* WORK TO COMPLETE:
Only one portion of the data is to be written out: from the line bearing "Give me the Plotly.js source for this chart." through the line bearing "const labelDrop = 6". Write it exactly as it appears.

----------

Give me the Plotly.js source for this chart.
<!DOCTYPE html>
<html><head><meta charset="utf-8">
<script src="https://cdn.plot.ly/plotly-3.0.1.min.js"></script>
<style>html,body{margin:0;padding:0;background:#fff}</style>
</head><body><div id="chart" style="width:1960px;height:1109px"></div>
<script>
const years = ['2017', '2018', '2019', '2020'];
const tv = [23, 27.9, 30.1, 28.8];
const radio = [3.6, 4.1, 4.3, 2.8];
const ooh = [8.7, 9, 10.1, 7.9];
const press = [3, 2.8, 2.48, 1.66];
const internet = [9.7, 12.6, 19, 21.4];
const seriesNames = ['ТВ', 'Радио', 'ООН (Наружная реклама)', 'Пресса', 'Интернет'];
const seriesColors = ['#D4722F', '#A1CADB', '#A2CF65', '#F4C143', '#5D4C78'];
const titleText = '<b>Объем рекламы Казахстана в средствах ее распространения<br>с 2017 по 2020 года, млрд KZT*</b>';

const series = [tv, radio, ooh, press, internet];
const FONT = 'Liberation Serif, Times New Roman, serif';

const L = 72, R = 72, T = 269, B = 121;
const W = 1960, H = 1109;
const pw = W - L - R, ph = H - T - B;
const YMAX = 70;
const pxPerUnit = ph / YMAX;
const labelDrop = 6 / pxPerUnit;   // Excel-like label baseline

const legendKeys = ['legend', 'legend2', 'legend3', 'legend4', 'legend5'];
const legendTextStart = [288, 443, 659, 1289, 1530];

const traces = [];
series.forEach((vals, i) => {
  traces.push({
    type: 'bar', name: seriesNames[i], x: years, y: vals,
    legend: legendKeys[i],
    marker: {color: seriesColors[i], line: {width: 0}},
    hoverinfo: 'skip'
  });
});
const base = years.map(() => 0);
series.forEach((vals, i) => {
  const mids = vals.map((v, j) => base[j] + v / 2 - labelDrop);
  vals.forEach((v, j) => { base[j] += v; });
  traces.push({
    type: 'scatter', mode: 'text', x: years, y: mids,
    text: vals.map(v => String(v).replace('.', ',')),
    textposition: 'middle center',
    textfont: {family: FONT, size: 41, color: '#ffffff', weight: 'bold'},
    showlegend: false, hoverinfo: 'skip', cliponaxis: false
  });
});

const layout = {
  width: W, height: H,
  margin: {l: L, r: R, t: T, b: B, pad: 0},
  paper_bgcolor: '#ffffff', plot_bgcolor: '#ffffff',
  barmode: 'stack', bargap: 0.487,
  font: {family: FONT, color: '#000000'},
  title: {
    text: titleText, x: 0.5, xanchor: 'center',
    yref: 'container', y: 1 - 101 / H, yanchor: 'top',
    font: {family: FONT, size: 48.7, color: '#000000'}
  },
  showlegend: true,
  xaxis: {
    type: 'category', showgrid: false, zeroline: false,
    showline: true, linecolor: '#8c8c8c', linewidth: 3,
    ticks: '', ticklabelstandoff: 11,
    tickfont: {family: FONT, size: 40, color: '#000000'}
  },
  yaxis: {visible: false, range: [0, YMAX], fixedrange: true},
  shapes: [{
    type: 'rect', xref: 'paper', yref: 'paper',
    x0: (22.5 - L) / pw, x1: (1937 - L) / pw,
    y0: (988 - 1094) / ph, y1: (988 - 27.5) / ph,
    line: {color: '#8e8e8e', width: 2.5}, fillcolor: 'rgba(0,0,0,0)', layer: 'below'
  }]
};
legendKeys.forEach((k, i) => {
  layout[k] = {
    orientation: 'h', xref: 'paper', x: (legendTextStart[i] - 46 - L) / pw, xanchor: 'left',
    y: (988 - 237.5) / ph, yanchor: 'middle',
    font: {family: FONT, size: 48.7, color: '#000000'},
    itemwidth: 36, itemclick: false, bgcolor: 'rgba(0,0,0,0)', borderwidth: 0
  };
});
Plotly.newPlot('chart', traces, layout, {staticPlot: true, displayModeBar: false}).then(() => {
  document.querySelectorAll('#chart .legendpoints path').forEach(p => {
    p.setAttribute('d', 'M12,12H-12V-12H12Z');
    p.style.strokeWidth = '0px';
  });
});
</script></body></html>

----------

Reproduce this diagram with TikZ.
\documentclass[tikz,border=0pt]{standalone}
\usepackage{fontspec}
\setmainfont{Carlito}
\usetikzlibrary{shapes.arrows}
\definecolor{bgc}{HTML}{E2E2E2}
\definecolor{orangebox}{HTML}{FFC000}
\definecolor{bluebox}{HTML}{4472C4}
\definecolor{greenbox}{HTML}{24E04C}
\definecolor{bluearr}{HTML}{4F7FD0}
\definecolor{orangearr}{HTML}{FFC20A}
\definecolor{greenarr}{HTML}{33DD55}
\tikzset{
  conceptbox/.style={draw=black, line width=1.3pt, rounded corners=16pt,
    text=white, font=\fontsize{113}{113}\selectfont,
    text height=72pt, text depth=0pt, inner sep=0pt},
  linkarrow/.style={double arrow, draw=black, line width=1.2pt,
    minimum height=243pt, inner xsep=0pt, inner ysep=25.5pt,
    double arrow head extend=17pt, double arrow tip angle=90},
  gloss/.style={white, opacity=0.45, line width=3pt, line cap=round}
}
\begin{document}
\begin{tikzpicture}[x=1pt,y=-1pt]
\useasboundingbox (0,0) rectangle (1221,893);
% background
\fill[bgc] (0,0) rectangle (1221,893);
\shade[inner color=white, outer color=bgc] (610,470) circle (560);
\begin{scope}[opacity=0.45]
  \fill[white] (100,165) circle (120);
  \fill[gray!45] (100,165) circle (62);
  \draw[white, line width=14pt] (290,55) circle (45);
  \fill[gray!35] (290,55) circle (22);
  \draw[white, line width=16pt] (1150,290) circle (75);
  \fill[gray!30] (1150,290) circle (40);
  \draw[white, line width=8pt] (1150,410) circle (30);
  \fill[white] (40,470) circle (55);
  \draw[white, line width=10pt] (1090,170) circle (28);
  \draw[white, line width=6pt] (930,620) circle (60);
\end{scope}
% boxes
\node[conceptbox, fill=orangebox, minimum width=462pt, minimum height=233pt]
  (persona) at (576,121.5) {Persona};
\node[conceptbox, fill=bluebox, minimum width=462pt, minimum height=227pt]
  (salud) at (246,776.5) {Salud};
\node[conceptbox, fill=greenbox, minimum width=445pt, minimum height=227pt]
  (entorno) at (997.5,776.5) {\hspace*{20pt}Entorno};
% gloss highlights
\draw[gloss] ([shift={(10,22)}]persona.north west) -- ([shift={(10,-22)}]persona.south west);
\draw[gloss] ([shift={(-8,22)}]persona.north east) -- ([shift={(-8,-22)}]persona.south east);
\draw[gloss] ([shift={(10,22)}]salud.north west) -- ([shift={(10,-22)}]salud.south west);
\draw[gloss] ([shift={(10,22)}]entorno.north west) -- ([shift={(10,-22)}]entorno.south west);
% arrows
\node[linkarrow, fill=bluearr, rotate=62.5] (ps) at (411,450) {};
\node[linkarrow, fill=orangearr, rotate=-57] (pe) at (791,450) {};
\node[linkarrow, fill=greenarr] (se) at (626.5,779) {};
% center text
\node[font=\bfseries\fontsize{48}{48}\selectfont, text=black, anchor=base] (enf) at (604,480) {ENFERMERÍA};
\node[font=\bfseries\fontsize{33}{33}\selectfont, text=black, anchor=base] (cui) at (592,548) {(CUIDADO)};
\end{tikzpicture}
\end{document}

----------

* TASK RESPONSE:
Give me the Plotly.js source for this chart.
<!DOCTYPE html>
<html><head><meta charset="utf-8">
<script src="https://cdn.plot.ly/plotly-3.0.1.min.js"></script>
<style>html,body{margin:0;padding:0;background:#fff}</style>
</head><body><div id="chart" style="width:1960px;height:1109px"></div>
<script>
const years = ['2017', '2018', '2019', '2020'];
const tv = [23, 27.9, 30.1, 28.8];
const radio = [3.6, 4.1, 4.3, 2.8];
const ooh = [8.7, 9, 10.1, 7.9];
const press = [3, 2.8, 2.48, 1.66];
const internet = [9.7, 12.6, 19, 21.4];
const seriesNames = ['ТВ', 'Радио', 'ООН (Наружная реклама)', 'Пресса', 'Интернет'];
const seriesColors = ['#D4722F', '#A1CADB', '#A2CF65', '#F4C143', '#5D4C78'];
const titleText = '<b>Объем рекламы Казахстана в средствах ее распространения<br>с 2017 по 2020 года, млрд KZT*</b>';

const series = [tv, radio, ooh, press, internet];
const FONT = 'Liberation Serif, Times New Roman, serif';

const L = 72, R = 72, T = 269, B = 121;
const W = 1960, H = 1109;
const pw = W - L - R, ph = H - T - B;
const YMAX = 70;
const pxPerUnit = ph / YMAX;
const labelDrop = 6 / pxPerUnit;   // Excel-like label baseline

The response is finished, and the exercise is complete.